We did see a Triple Crown race winner here last year

That said, the Blue Grass did produce a Triple Crown race winner as recently as last year – Swiss Skydiver. She finished second in the Blue Grass to Art Collector, then beat Authentic in the Preakness Stakes.

This is what Essential Quality and his eight counterparts face Saturday. Actually, it’s what everyone else faces trying to chase down last year’s Champion 2-Year-Old. There are several reasons why morning line maker Mike Battaglia threw odds-on numbers on Essential Quality. Reasons that start with his versatile running style.

The Tapit colt is 4-for-4, a record that doesn’t do him justice. Essential Quality has won his races in a variety of ways. He stalked, went outside to the three-hole and pounced at the final furlong pole for a four-length victory in his maiden special weight debut last September.

Essential Quality’s versatility proves his best weapon

In the Breeders’ Futurity, he shifted from stalker to presser, staying no worse than second at any call until he hit the three-quarters pole, whereupon he put away Keepmeinmind for a four-length victory.

In the Breeders’ Cup Juvenile, he went back to stalker. He was in eighth at the half-mile post and sixth at the three-quarter mark. He passed favorite Jackie’s Warrior in deep stretch, then held off a furious charge from Hot Rod Charlie at the wire.

And in the Oaklawn slop in the Southwest Stakes, Essential Quality basically took jockey Luis Saez for a 1 1/16-mile breeze, again stalking the pace and flipping a switch coming out of the far turn. With Saez hand-riding him, Essential Quality opened up down the stretch for a 4 ¼-length victory.

Is Essential Quality a stalker or a presser? Yes

Yes, Essential Quality is a stalker. Yes, he can press the pace. And no, there hasn’t been an answer for him yet.
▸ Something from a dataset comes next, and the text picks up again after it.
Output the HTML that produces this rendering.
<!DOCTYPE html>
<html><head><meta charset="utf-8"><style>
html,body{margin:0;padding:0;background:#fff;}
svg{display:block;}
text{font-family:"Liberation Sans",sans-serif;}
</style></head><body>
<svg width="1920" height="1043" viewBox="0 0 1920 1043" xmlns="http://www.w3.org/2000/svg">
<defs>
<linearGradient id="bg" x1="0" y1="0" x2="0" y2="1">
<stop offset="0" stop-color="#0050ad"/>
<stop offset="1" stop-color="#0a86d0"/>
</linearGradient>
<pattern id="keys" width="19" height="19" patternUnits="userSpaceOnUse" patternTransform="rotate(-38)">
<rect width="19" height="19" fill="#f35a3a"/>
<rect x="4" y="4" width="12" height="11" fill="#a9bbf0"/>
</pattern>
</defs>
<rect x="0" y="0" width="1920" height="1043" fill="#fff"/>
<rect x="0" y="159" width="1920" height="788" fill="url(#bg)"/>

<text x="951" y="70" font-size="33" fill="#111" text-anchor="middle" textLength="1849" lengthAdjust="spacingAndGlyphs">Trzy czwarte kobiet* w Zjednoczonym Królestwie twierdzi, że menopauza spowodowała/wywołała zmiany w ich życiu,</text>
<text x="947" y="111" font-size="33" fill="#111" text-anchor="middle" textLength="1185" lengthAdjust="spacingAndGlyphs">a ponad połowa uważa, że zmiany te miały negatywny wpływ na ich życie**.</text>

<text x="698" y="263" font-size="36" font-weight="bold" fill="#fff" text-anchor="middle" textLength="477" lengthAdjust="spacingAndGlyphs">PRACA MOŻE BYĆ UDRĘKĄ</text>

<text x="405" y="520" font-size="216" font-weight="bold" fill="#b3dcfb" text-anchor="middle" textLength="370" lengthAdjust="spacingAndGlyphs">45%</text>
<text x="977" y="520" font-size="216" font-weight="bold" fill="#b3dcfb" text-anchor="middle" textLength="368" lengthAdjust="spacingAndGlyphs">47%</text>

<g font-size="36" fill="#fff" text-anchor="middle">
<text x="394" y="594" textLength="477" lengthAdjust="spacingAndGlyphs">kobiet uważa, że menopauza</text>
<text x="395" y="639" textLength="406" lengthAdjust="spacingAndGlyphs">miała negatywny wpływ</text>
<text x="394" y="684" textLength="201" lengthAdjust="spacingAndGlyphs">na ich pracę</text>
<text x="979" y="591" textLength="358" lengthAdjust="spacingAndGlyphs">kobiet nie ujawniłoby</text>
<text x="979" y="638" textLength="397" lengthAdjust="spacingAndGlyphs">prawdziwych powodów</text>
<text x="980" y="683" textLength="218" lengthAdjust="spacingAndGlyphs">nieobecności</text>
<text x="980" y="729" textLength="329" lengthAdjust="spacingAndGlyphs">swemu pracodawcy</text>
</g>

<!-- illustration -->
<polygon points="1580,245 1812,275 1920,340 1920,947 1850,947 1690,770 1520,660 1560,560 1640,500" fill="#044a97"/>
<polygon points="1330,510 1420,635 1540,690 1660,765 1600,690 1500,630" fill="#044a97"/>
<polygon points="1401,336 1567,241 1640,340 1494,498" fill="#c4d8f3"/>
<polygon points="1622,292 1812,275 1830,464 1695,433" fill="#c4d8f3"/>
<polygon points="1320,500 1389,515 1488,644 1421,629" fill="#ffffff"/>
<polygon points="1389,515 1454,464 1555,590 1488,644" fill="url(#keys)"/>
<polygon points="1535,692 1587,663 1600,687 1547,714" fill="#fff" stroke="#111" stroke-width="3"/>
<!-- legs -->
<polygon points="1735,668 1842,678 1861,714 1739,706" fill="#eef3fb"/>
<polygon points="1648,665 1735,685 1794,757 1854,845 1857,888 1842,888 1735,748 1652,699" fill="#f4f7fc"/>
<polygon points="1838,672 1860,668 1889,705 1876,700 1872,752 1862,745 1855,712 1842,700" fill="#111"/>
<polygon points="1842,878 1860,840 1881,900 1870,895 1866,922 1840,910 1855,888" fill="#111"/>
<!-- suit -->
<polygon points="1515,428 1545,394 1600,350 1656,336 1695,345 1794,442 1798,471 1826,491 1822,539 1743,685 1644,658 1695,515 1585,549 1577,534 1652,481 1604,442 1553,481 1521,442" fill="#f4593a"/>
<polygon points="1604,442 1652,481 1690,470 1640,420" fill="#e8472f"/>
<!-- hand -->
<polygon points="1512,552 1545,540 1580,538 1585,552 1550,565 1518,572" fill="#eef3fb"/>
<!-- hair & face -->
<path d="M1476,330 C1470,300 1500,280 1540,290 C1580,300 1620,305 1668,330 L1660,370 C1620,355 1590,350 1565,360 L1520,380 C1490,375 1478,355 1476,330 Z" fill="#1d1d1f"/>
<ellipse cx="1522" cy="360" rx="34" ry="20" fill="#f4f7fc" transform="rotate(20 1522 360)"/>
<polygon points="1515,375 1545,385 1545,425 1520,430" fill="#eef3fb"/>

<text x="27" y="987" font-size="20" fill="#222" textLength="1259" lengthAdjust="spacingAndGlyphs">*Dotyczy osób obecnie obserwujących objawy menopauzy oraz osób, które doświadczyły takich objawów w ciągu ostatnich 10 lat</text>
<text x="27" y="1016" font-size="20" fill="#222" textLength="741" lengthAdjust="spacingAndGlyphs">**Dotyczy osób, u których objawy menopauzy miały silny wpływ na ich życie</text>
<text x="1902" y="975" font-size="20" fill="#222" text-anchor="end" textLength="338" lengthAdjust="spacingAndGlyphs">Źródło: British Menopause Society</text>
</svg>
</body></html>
“One of his better races might have been his maiden race, when (trainer) Brad (Cox) said ‘Let’s just get him going here.’ I know he’s a two-turn horse, but we got to get started and to show his athleticism and speed and all those things going short if you will,” Godolphin US President Jimmy Bell said on a National Thoroughbred Racing Association call.
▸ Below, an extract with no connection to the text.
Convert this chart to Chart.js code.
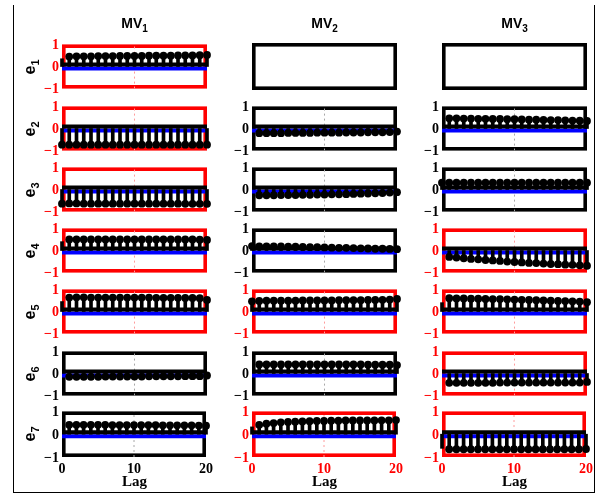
<!DOCTYPE html>
<html>
<head>
<meta charset="utf-8">
<script src="https://cdn.jsdelivr.net/npm/chart.js@4.4.0/dist/chart.umd.min.js"></script>
<style>
  body { margin: 0; background: #fff; }
  #fig { position: relative; width: 602px; height: 495px; overflow: hidden; background: #fff; }
  #fig canvas { position: absolute; }
  .frame { position: absolute; left: 13px; top: 5px; width: 580px; height: 487px;
           border: 1px solid #000; border-top: none; }
  .title { position: absolute; top: 15px; font: bold 14px 'Liberation Sans', Arial, sans-serif;
           transform: translateX(-50%); white-space: nowrap; }
  .title sub { font-size: 10px; }
  .rowlab sub { font-size: 11px; }
  .rowlab { position: absolute; font: bold 16px 'Liberation Sans', Arial, sans-serif;
            transform: translate(-50%, -50%) rotate(-90deg); white-space: nowrap; }
  .lag { position: absolute; top: 473px; font: bold 15px 'Liberation Serif', 'Times New Roman', serif;
         transform: translateX(-50%); }
</style>
</head>
<body>
<div id="fig"><div class="frame"></div></div>
<script>
// lags 1..20 of each cross-correlation series (rows e1..e7, columns MV1..MV3)
const lags = [1, 2, 3, 4, 5, 6, 7, 8, 9, 10, 11, 12, 13, 14, 15, 16, 17, 18, 19, 20];
const outputs = ['1', '2', '3', '4', '5', '6', '7'];
const inputs = ['1', '2', '3'];

const e1_mv1 = [0.45, 0.46, 0.46, 0.46, 0.47, 0.47, 0.47, 0.48, 0.48, 0.48, 0.48, 0.49, 0.49, 0.49, 0.49, 0.50, 0.50, 0.50, 0.51, 0.52];
const e2_mv1 = [-0.73, -0.73, -0.73, -0.73, -0.73, -0.73, -0.73, -0.73, -0.73, -0.73, -0.73, -0.73, -0.73, -0.73, -0.73, -0.73, -0.73, -0.73, -0.73, -0.73];
const e2_mv2 = [-0.21, -0.21, -0.21, -0.21, -0.20, -0.20, -0.20, -0.20, -0.19, -0.19, -0.19, -0.19, -0.18, -0.18, -0.18, -0.17, -0.17, -0.17, -0.16, -0.14];
const e2_mv3 = [0.46, 0.46, 0.45, 0.45, 0.44, 0.44, 0.43, 0.43, 0.42, 0.42, 0.41, 0.40, 0.40, 0.39, 0.38, 0.38, 0.37, 0.36, 0.35, 0.34];
const e3_mv1 = [-0.63, -0.63, -0.64, -0.64, -0.64, -0.64, -0.64, -0.64, -0.64, -0.64, -0.64, -0.64, -0.64, -0.64, -0.64, -0.64, -0.65, -0.65, -0.65, -0.65];
const e3_mv2 = [-0.26, -0.26, -0.26, -0.25, -0.25, -0.25, -0.24, -0.24, -0.23, -0.23, -0.22, -0.22, -0.21, -0.20, -0.19, -0.18, -0.17, -0.16, -0.14, -0.12];
const e3_mv3 = [0.31, 0.31, 0.31, 0.31, 0.31, 0.31, 0.31, 0.31, 0.31, 0.31, 0.31, 0.31, 0.31, 0.31, 0.31, 0.31, 0.31, 0.31, 0.31, 0.31];
const e4_mv1 = [0.50, 0.50, 0.50, 0.50, 0.50, 0.50, 0.50, 0.50, 0.50, 0.50, 0.50, 0.50, 0.50, 0.50, 0.50, 0.50, 0.50, 0.50, 0.49, 0.48];
const e4_mv2 = [0.19, 0.19, 0.18, 0.18, 0.17, 0.17, 0.16, 0.15, 0.15, 0.14, 0.13, 0.12, 0.12, 0.11, 0.10, 0.09, 0.08, 0.08, 0.07, 0.06];
const e4_mv3 = [-0.29, -0.32, -0.35, -0.38, -0.40, -0.43, -0.45, -0.47, -0.50, -0.52, -0.54, -0.56, -0.57, -0.59, -0.61, -0.62, -0.64, -0.65, -0.67, -0.69];
const e5_mv1 = [0.63, 0.64, 0.64, 0.63, 0.63, 0.63, 0.63, 0.63, 0.63, 0.63, 0.63, 0.63, 0.62, 0.62, 0.62, 0.62, 0.61, 0.61, 0.60, 0.52];
const e5_mv2 = [0.48, 0.49, 0.49, 0.49, 0.49, 0.49, 0.50, 0.50, 0.50, 0.50, 0.50, 0.51, 0.51, 0.51, 0.51, 0.52, 0.52, 0.53, 0.54, 0.57];
const e5_mv3 = [0.60, 0.59, 0.59, 0.58, 0.58, 0.57, 0.56, 0.56, 0.55, 0.54, 0.53, 0.52, 0.51, 0.50, 0.49, 0.48, 0.47, 0.46, 0.45, 0.42];
const e6_mv1 = [-0.15, -0.15, -0.15, -0.15, -0.15, -0.14, -0.14, -0.14, -0.14, -0.14, -0.14, -0.13, -0.13, -0.13, -0.13, -0.13, -0.12, -0.12, -0.12, -0.09];
const e6_mv2 = [0.41, 0.41, 0.41, 0.41, 0.41, 0.41, 0.41, 0.41, 0.41, 0.41, 0.41, 0.41, 0.41, 0.41, 0.41, 0.40, 0.40, 0.40, 0.40, 0.38];
const e6_mv3 = [-0.42, -0.42, -0.42, -0.42, -0.42, -0.42, -0.42, -0.41, -0.41, -0.41, -0.41, -0.41, -0.41, -0.41, -0.41, -0.41, -0.41, -0.41, -0.41, -0.38];
const e7_mv1 = [0.41, 0.41, 0.41, 0.41, 0.41, 0.41, 0.40, 0.40, 0.40, 0.40, 0.40, 0.40, 0.40, 0.39, 0.39, 0.39, 0.39, 0.39, 0.38, 0.37];
const e7_mv2 = [0.41, 0.46, 0.49, 0.52, 0.54, 0.55, 0.56, 0.57, 0.58, 0.58, 0.59, 0.59, 0.60, 0.60, 0.60, 0.60, 0.60, 0.61, 0.61, 0.62];
const e7_mv3 = [-0.66, -0.66, -0.66, -0.66, -0.66, -0.66, -0.66, -0.66, -0.66, -0.66, -0.66, -0.66, -0.66, -0.66, -0.66, -0.66, -0.66, -0.66, -0.66, -0.65];

// lag 0 value (stem only) and whether its marker is drawn
const lagZeroStem = [
  [0.35, null, null],
  [-0.73, null, null],
  [-0.64, null, 0.31],
  [0.40, 0.20, null],
  [0.45, 0.46, 0.40],
  [null, null, null],
  [null, 0.32, -0.62]
];
const lagZeroMarked = [
  [false, false, false],
  [true, false, false],
  [true, false, true],
  [false, true, false],
  [false, true, false],
  [false, false, false],
  [false, false, false]
];

// 1 = significant (red axes)
const flagged = [
  [1, 0, 0],
  [1, 0, 0],
  [1, 0, 0],
  [1, 0, 1],
  [1, 1, 1],
  [0, 0, 1],
  [0, 1, 1]
];

const series = [
  [e1_mv1, null, null],
  [e2_mv1, e2_mv2, e2_mv3],
  [e3_mv1, e3_mv2, e3_mv3],
  [e4_mv1, e4_mv2, e4_mv3],
  [e5_mv1, e5_mv2, e5_mv3],
  [e6_mv1, e6_mv2, e6_mv3],
  [e7_mv1, e7_mv2, e7_mv3]
];

// --- layout ---
const colLeft = [62, 252, 442];
const rowTop = [43, 105, 166, 227, 288, 350, 410];
const PANEL_W = 145, PANEL_H = 47;
const GUTTER = 40, PAD = 10, XAXIS_H = 26;

const fig = document.getElementById('fig');
const tickFont = { family: "'Liberation Serif', 'Times New Roman', serif", weight: 'bold', size: 14 };

const boxPlugin = {
  id: 'box',
  beforeDatasetsDraw(chart, args, opts) {
    const { left, top, right, bottom } = chart.chartArea;
    const ctx = chart.ctx;
    const lw = 3.6;
    ctx.save();
    ctx.strokeStyle = opts.color;
    ctx.lineWidth = lw;
    ctx.strokeRect(left + lw / 2, top + lw / 2, right - left - lw, bottom - top - lw);
    ctx.restore();
  }
};

function fmtTick(v) {
  return v < 0 ? '\u2212' + Math.abs(v) : String(v);
}

function drawPanel(row, col) {
  const vals = series[row][col];
  const red = flagged[row][col] === 1;
  const bottomRow = row === rowTop.length - 1;
  const axisColor = red ? '#ff0000' : '#000000';
  const dotColor = red ? '#ff9c9c' : '#a8a8a8';

  const w = GUTTER + PANEL_W + PAD;
  const h = PAD + PANEL_H + (bottomRow ? XAXIS_H : PAD);
  const canvas = document.createElement('canvas');
  canvas.width = w;
  canvas.height = h;
  canvas.style.width = w + 'px';
  canvas.style.height = h + 'px';
  canvas.style.left = (colLeft[col] - GUTTER) + 'px';
  canvas.style.top = (rowTop[row] - PAD) + 'px';
  fig.appendChild(canvas);

  const datasets = [];
  if (vals) {
    const markers = lags.map((l, i) => ({ x: l, y: vals[i] }));
    const stems = lags.map((l, i) => ({ x: l, y: vals[i] }));
    const z = lagZeroStem[row][col];
    if (z !== null) {
      stems.unshift({ x: 0, y: z });
      if (lagZeroMarked[row][col]) markers.unshift({ x: 0, y: z });
    }
    datasets.push(
      { type: 'scatter', data: markers, pointRadius: 3.9, pointBackgroundColor: '#000',
        pointBorderColor: '#000', pointBorderWidth: 0, clip: false, order: 0 },
      { type: 'bar', data: stems, backgroundColor: '#000', barThickness: 3,
        clip: false, order: 1 },
      { type: 'line', data: [{ x: 0, y: 0.085 }, { x: 20, y: 0.085 }], borderColor: '#000',
        borderWidth: 4, pointRadius: 0, order: 2 },
      { type: 'line', data: [{ x: 0, y: -0.085 }, { x: 20, y: -0.085 }], borderColor: '#0000ff',
        borderWidth: 4, pointRadius: 0, order: 3 },
      { type: 'line', data: [{ x: 10, y: -1 }, { x: 10, y: 1 }], borderColor: dotColor,
        borderWidth: 1, borderDash: [2, 3], pointRadius: 0, order: 4 }
    );
  }

  new Chart(canvas, {
    type: 'scatter',
    data: { datasets },
    options: {
      responsive: false,
      animation: false,
      devicePixelRatio: 1,
      events: [],
      layout: { padding: { left: 0, right: PAD, top: PAD, bottom: bottomRow ? 0 : PAD } },
      plugins: {
        legend: { display: false },
        tooltip: { enabled: false },
        box: { color: vals ? axisColor : '#000' }
      },
      scales: {
        x: {
          type: 'linear', min: 0, max: 20, offset: false,
          display: bottomRow,
          grid: { display: false, drawTicks: false },
          border: { display: false },
          ticks: { stepSize: 10, maxRotation: 0, padding: 4, color: axisColor, font: tickFont },
          afterFit: s => { s.height = bottomRow ? XAXIS_H : 0; }
        },
        y: {
          min: -1, max: 1,
          grid: { display: false, drawTicks: false },
          border: { display: false },
          ticks: { stepSize: 1, display: !!vals, padding: 3, labelOffset: 1,
                   color: axisColor, font: tickFont, callback: fmtTick },
          afterFit: s => { s.width = GUTTER; }
        }
      }
    },
    plugins: [boxPlugin]
  });
}

for (let r = 0; r < rowTop.length; r++) {
  for (let c = 0; c < colLeft.length; c++) drawPanel(r, c);
}

// column titles, row labels and x-axis captions
colLeft.forEach((x, c) => {
  const t = document.createElement('div');
  t.className = 'title';
  t.style.left = (x + PANEL_W / 2) + 'px';
  t.innerHTML = 'MV<sub>' + inputs[c] + '</sub>';
  fig.appendChild(t);

  const lag = document.createElement('div');
  lag.className = 'lag';
  lag.style.left = (x + PANEL_W / 2) + 'px';
  lag.textContent = 'Lag';
  fig.appendChild(lag);
});

rowTop.forEach((y, r) => {
  const l = document.createElement('div');
  l.className = 'rowlab';
  l.style.left = '31px';
  l.style.top = (y + PANEL_H / 2) + 'px';
  l.innerHTML = 'e<sub>' + outputs[r] + '</sub>';
  fig.appendChild(l);
});
</script>
</body>
</html>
“And to come through all that and win with daylight and then obviously jump right into the deep end with the Breeders’ Cup, they’re just not many who can do that. And obviously, that’s what sets the apart the most is that he is quite versatile and obviously athletic.”

This year’s Blue Grass is lush with closers

What makes Essential Quality more dangerous here is the lack of front-running speed in this field. With Keepmeinmind (6/1), Rombauer (15/1), Hidden Stash (20/1), Sittin On Go (30/1) and Hush of a Storm (15/1), this year’s Blue Grass is closer-heavy. As if Essential Quality needed any more help, this sets the table even better for him. It allows him to press the pace on whoever plunges ahead early, then pull out his patented outside stretch drive.

Grade 2 Blue Grass Stakes/Keeneland

Morning Line (Jockey/Trainer)

  1. Hidden Stash, 20/1 (Rafael Bejarano/Victoria Oliver)
  2. Untreated, 10/1 (Joel Rosario/Todd Pletcher)
  3. Highly Motivated, 3/1 (Javier Castellano/Chad Brown)
  4. Essential Quality, 3/5 (Luis Saez/Brad Cox)
  5. Rombauer, 15/1 (Florent Geroux/Mike McCarthy)
  6. Leblon, 50/1 (Albin Jimenez/Paulin Lobo)
  7. Hush of a Storm, 15/1 (Santiago Gonzalez/Bill Morey
  8. Sittin On Go, 30/1 (Corey Lanerie/Dale Romans)
  9. Keepmeinmind, 8/1 (David Cohen/Robertino Diodoro)

Hush of a Storm, who scratched out of last week’s Jeff Ruby Steaks at Turfway Park for a crack at this field, is a late stalker/closer. He’s also in far over his head here.

That leaves second-favorite Highly Motivated (7/2) as a legitimate challenger. The Into Mischief colt came out of a four-month layoff to finish third behind Weyburn and Crowded Trade in the Gotham last month. This stalker has the speed to contend here, but may get outkicked by Essential Quality trying to duplicate his rival’s far-turn slingshot move.

Joel Rosario makes Untreated dangerous

We will mention Untreated (10/1) in passing for one reason: Joel Rosario. Arguably the hottest rider in the country right now, Rosario bagged the Rebel Stakes at Oaklawn Park on Concert Tour and the Louisiana Derby at Fair Grounds aboard Hot Rod Charlie. Both times, Rosario went all-in early, sending his charges forward. Both times, that strategy paid off.

In a race devoid of early speed, Rosario’s aggressiveness sending this son of 2016 Kentucky Derby winner Nyquist out early could make matters interesting – and your exotics profitable.

The pick: Essential Quality. Again, this is one of those races where you don’t outthink the room and you don’t try to beat a clearly superior horse running where he’s enjoyed success – he’s 2-for-2 at Keeneland — before.